The term 'Full Service Network' is often used to denote a single technical approach for providing all telecommunications services to a given area, possibly including the functionality of multi-channel broadcast video and HDTV (High Definition Television). The aim is to use a single infrastructure -such as FTTC, FTTH or HFC - and highly automated management systems so that a wide and extendable range of services, from telephony to broadband Internet and VOD (video-on-demand), can be reliably provided with minimal labor. Telecommunications carriers are particularly interested in developing an FSN (Full Services Network) architecture which will serve all the needs of customers for several decades and so remove the need to maintain and/or expand their existing twisted pair copper Customer Access Network.

The term 'last mile' loosely refers to the distance from a telecommunications carrier's switching point to the customer's site.
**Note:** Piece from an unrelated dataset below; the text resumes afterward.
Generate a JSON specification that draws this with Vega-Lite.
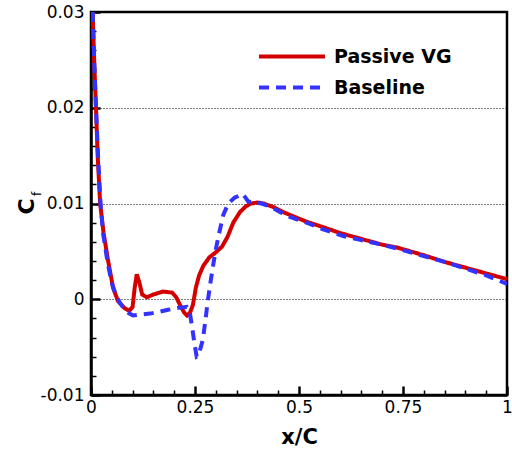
{
  "$schema": "https://vega.github.io/schema/vega-lite/v6.json",
  "width": 416,
  "height": 383,
  "autosize": "none",
  "padding": {"left": 91, "top": 12, "right": 5, "bottom": 56},
  "config": {
    "font": "DejaVu Sans",
    "view": {"stroke": "black", "strokeWidth": 2.5},
    "axis": {"domainColor": "black", "domainWidth": 2.5, "tickColor": "black", "labelColor": "black", "titleColor": "black", "labelFont": "DejaVu Sans", "labelFontSize": 17, "titleFont": "DejaVu Sans", "titleFontWeight": "bold", "labelFlush": false, "labelOverlap": false}
  },
  "datasets": {
    "cf": [
      {"s": "Passive VG", "x": 0.004, "y": 0.030},
      {"s": "Passive VG", "x": 0.008, "y": 0.0245},
      {"s": "Passive VG", "x": 0.012, "y": 0.020},
      {"s": "Passive VG", "x": 0.016, "y": 0.015},
      {"s": "Passive VG", "x": 0.022, "y": 0.010},
      {"s": "Passive VG", "x": 0.030, "y": 0.0070},
      {"s": "Passive VG", "x": 0.040, "y": 0.0043},
      {"s": "Passive VG", "x": 0.053, "y": 0.0012},
      {"s": "Passive VG", "x": 0.065, "y": -0.0002},
      {"s": "Passive VG", "x": 0.080, "y": -0.0009},
      {"s": "Passive VG", "x": 0.092, "y": -0.0012},
      {"s": "Passive VG", "x": 0.100, "y": -0.0008},
      {"s": "Passive VG", "x": 0.105, "y": 0.0012},
      {"s": "Passive VG", "x": 0.110, "y": 0.0026},
      {"s": "Passive VG", "x": 0.116, "y": 0.0018},
      {"s": "Passive VG", "x": 0.123, "y": 0.0005},
      {"s": "Passive VG", "x": 0.134, "y": 0.0002},
      {"s": "Passive VG", "x": 0.150, "y": 0.0005},
      {"s": "Passive VG", "x": 0.173, "y": 0.0008},
      {"s": "Passive VG", "x": 0.195, "y": 0.0007},
      {"s": "Passive VG", "x": 0.205, "y": 0.0002},
      {"s": "Passive VG", "x": 0.214, "y": -0.0006},
      {"s": "Passive VG", "x": 0.224, "y": -0.0014},
      {"s": "Passive VG", "x": 0.231, "y": -0.0017},
      {"s": "Passive VG", "x": 0.238, "y": -0.0014},
      {"s": "Passive VG", "x": 0.245, "y": -0.0006},
      {"s": "Passive VG", "x": 0.252, "y": 0.0012},
      {"s": "Passive VG", "x": 0.260, "y": 0.0025},
      {"s": "Passive VG", "x": 0.270, "y": 0.0035},
      {"s": "Passive VG", "x": 0.285, "y": 0.0044},
      {"s": "Passive VG", "x": 0.300, "y": 0.0049},
      {"s": "Passive VG", "x": 0.315, "y": 0.0055},
      {"s": "Passive VG", "x": 0.328, "y": 0.0065},
      {"s": "Passive VG", "x": 0.342, "y": 0.0080},
      {"s": "Passive VG", "x": 0.358, "y": 0.0091},
      {"s": "Passive VG", "x": 0.372, "y": 0.0097},
      {"s": "Passive VG", "x": 0.385, "y": 0.0100},
      {"s": "Passive VG", "x": 0.400, "y": 0.0101},
      {"s": "Passive VG", "x": 0.415, "y": 0.0100},
      {"s": "Passive VG", "x": 0.440, "y": 0.0096},
      {"s": "Passive VG", "x": 0.462, "y": 0.0091},
      {"s": "Passive VG", "x": 0.490, "y": 0.0086},
      {"s": "Passive VG", "x": 0.518, "y": 0.0081},
      {"s": "Passive VG", "x": 0.560, "y": 0.0075},
      {"s": "Passive VG", "x": 0.600, "y": 0.0069},
      {"s": "Passive VG", "x": 0.650, "y": 0.0063},
      {"s": "Passive VG", "x": 0.700, "y": 0.0057},
      {"s": "Passive VG", "x": 0.736, "y": 0.0054},
      {"s": "Passive VG", "x": 0.800, "y": 0.0046},
      {"s": "Passive VG", "x": 0.850, "y": 0.0039},
      {"s": "Passive VG", "x": 0.900, "y": 0.0033},
      {"s": "Passive VG", "x": 0.950, "y": 0.0027},
      {"s": "Passive VG", "x": 1.000, "y": 0.0021},
      {"s": "Baseline", "x": 0.004, "y": 0.030},
      {"s": "Baseline", "x": 0.008, "y": 0.0245},
      {"s": "Baseline", "x": 0.012, "y": 0.020},
      {"s": "Baseline", "x": 0.017, "y": 0.015},
      {"s": "Baseline", "x": 0.023, "y": 0.010},
      {"s": "Baseline", "x": 0.029, "y": 0.0069},
      {"s": "Baseline", "x": 0.040, "y": 0.0038},
      {"s": "Baseline", "x": 0.050, "y": 0.0017},
      {"s": "Baseline", "x": 0.060, "y": 0.0004},
      {"s": "Baseline", "x": 0.070, "y": -0.0004},
      {"s": "Baseline", "x": 0.085, "y": -0.0013},
      {"s": "Baseline", "x": 0.101, "y": -0.0017},
      {"s": "Baseline", "x": 0.120, "y": -0.0016},
      {"s": "Baseline", "x": 0.142, "y": -0.0015},
      {"s": "Baseline", "x": 0.165, "y": -0.0013},
      {"s": "Baseline", "x": 0.185, "y": -0.0011},
      {"s": "Baseline", "x": 0.210, "y": -0.0009},
      {"s": "Baseline", "x": 0.230, "y": -0.0008},
      {"s": "Baseline", "x": 0.238, "y": -0.0015},
      {"s": "Baseline", "x": 0.243, "y": -0.0029},
      {"s": "Baseline", "x": 0.249, "y": -0.0047},
      {"s": "Baseline", "x": 0.254, "y": -0.0060},
      {"s": "Baseline", "x": 0.258, "y": -0.0059},
      {"s": "Baseline", "x": 0.264, "y": -0.0050},
      {"s": "Baseline", "x": 0.269, "y": -0.0042},
      {"s": "Baseline", "x": 0.275, "y": -0.0022},
      {"s": "Baseline", "x": 0.281, "y": -0.0001},
      {"s": "Baseline", "x": 0.287, "y": 0.0017},
      {"s": "Baseline", "x": 0.293, "y": 0.0034},
      {"s": "Baseline", "x": 0.300, "y": 0.0052},
      {"s": "Baseline", "x": 0.308, "y": 0.0069},
      {"s": "Baseline", "x": 0.318, "y": 0.0088},
      {"s": "Baseline", "x": 0.330, "y": 0.0100},
      {"s": "Baseline", "x": 0.345, "y": 0.0106},
      {"s": "Baseline", "x": 0.365, "y": 0.0110},
      {"s": "Baseline", "x": 0.378, "y": 0.0102},
      {"s": "Baseline", "x": 0.395, "y": 0.0101},
      {"s": "Baseline", "x": 0.410, "y": 0.0100},
      {"s": "Baseline", "x": 0.430, "y": 0.0097},
      {"s": "Baseline", "x": 0.455, "y": 0.0091},
      {"s": "Baseline", "x": 0.478, "y": 0.0086},
      {"s": "Baseline", "x": 0.518, "y": 0.0080},
      {"s": "Baseline", "x": 0.558, "y": 0.0073},
      {"s": "Baseline", "x": 0.606, "y": 0.0066},
      {"s": "Baseline", "x": 0.647, "y": 0.0062},
      {"s": "Baseline", "x": 0.700, "y": 0.0057},
      {"s": "Baseline", "x": 0.735, "y": 0.0053},
      {"s": "Baseline", "x": 0.800, "y": 0.0045},
      {"s": "Baseline", "x": 0.850, "y": 0.0039},
      {"s": "Baseline", "x": 0.900, "y": 0.0032},
      {"s": "Baseline", "x": 0.950, "y": 0.0025},
      {"s": "Baseline", "x": 1.000, "y": 0.0016}
    ],
    "sub": [{"t": "f", "x": -0.13, "y": 0.0110}]
  },
  "encoding": {
    "x": {
      "field": "x", "type": "quantitative",
      "scale": {"domain": [0, 1], "nice": false, "zero": false},
      "axis": {
        "values": [0, 0.05, 0.1, 0.15, 0.2, 0.25, 0.3, 0.35, 0.4, 0.45, 0.5, 0.55, 0.6, 0.65, 0.7, 0.75, 0.8, 0.85, 0.9, 0.95, 1],
        "labelExpr": "abs(datum.value*4 - round(datum.value*4)) < 1e-6 ? toString(datum.value) : ''",
        "tickSize": {"condition": {"test": "abs(datum.value*4 - round(datum.value*4)) < 1e-6", "value": -9}, "value": -5},
        "tickWidth": {"condition": {"test": "abs(datum.value*4 - round(datum.value*4)) < 1e-6", "value": 2.5}, "value": 1.5},
        "labelPadding": 13,
        "grid": false,
        "title": "x/C",
        "titleFontSize": 21,
        "titleY": 48,
        "titleBaseline": "alphabetic"
      }
    },
    "y": {
      "field": "y", "type": "quantitative",
      "scale": {"domain": [-0.01, 0.03], "nice": false, "zero": false},
      "axis": {
        "values": [-0.01, -0.008, -0.006, -0.004, -0.002, 0, 0.002, 0.004, 0.006, 0.008, 0.01, 0.012, 0.014, 0.016, 0.018, 0.02, 0.022, 0.024, 0.026, 0.028, 0.03],
        "labelExpr": "abs(datum.value*100 - round(datum.value*100)) < 1e-6 ? toString(datum.value) : ''",
        "tickSize": {"condition": {"test": "abs(datum.value*100 - round(datum.value*100)) < 1e-6", "value": -9}, "value": -5},
        "tickWidth": {"condition": {"test": "abs(datum.value*100 - round(datum.value*100)) < 1e-6", "value": 2.5}, "value": 1.5},
        "labelPadding": 16,
        "grid": true,
        "gridColor": "black",
        "gridWidth": 1,
        "gridDash": [1, 2],
        "gridOpacity": {"condition": {"test": "abs(datum.value*100 - round(datum.value*100)) < 1e-6 && datum.value > -0.005 && datum.value < 0.025", "value": 1}, "value": 0},
        "title": "C",
        "titleFontSize": 22,
        "titleAngle": -90,
        "titleX": -65,
        "titleY": 194,
        "titleAlign": "center",
        "titleBaseline": "middle"
      }
    }
  },
  "layer": [
    {
      "data": {"name": "cf"},
      "transform": [{"filter": "datum.s === 'Passive VG'"}],
      "mark": {"type": "line", "strokeWidth": 4, "clip": true},
      "encoding": {
        "color": {"field": "s", "type": "nominal", "scale": {"domain": ["Passive VG", "Baseline"], "range": ["#d40000", "#3333ff"]},
          "legend": {"title": null, "orient": "none", "legendX": 182.5, "legendY": 26, "symbolType": "M-2,0H2", "symbolSize": 1089, "symbolStrokeWidth": 4, "labelFontSize": 19, "labelFontWeight": "bold", "labelFont": "DejaVu Sans", "labelColor": "black", "labelOffset": 23.5, "padding": 0, "rowPadding": 2}},
        "strokeDash": {"field": "s", "type": "nominal", "scale": {"domain": ["Passive VG", "Baseline"], "range": [[1, 0], [10, 7]]}, "legend": null}
      }
    },
    {
      "data": {"name": "cf"},
      "transform": [{"filter": "datum.s === 'Baseline'"}],
      "mark": {"type": "line", "strokeWidth": 4, "clip": true},
      "encoding": {
        "color": {"field": "s", "type": "nominal"},
        "strokeDash": {"field": "s", "type": "nominal"}
      }
    },
    {
      "data": {"name": "sub"},
      "mark": {"type": "text", "angle": 270, "fontSize": 12, "font": "DejaVu Sans", "color": "black", "align": "center", "baseline": "middle"},
      "encoding": {
        "text": {"field": "t"}
      }
    }
  ]
}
In central business districts this may be a kilometer or two. In urban areas and regional towns and cities, the distance may be five to ten kilometers. In rural areas, the distance may be much greater. While some of these technologies - such as twisted pair copper and microwave - may be suitable for distances of more than fifteen kilometers in rural areas, the focus of the following discussion is on 'last mile' technologies in built-up areas, including to any customer site within 10 or 15 kilometers of the switching point.

The term 'switching point' is used here to refer to a physical telephone exchange, or its equivalent for broadband digital communications. Increasingly these small exchanges are being replaced by fewer larger ones, and the 'switching point' is a building or substantial installation which connects to the carrier's backbone network via redundant fiber cables. With standard telephony, this point is either an exchange or a Remote Access Unit of a distant telephone exchange.

Voice telephony is assumed to be the basic service offering, but most of these technologies provide digital communications as well. So the term 'switching point' may refer not just to a telephone exchange or Remote Access Unit, but to a router or other form of data switch.

WLL - Wireless Local Loop
The provision of telephony and low to moderate rate data services via radio technologies, such as GSM, CDMA, 3G or LMDS is often referred to as 'Wireless Local Loop' or WLL. ('Loop' in this context is a generalized term for the telecommunications carrier's method of connecting to customer premises).

This report does not concentrate on these WLL approaches, but on the use of existing twisted pair cables, fiber, HFC cable and microwave approaches which provide broadband two-way communication.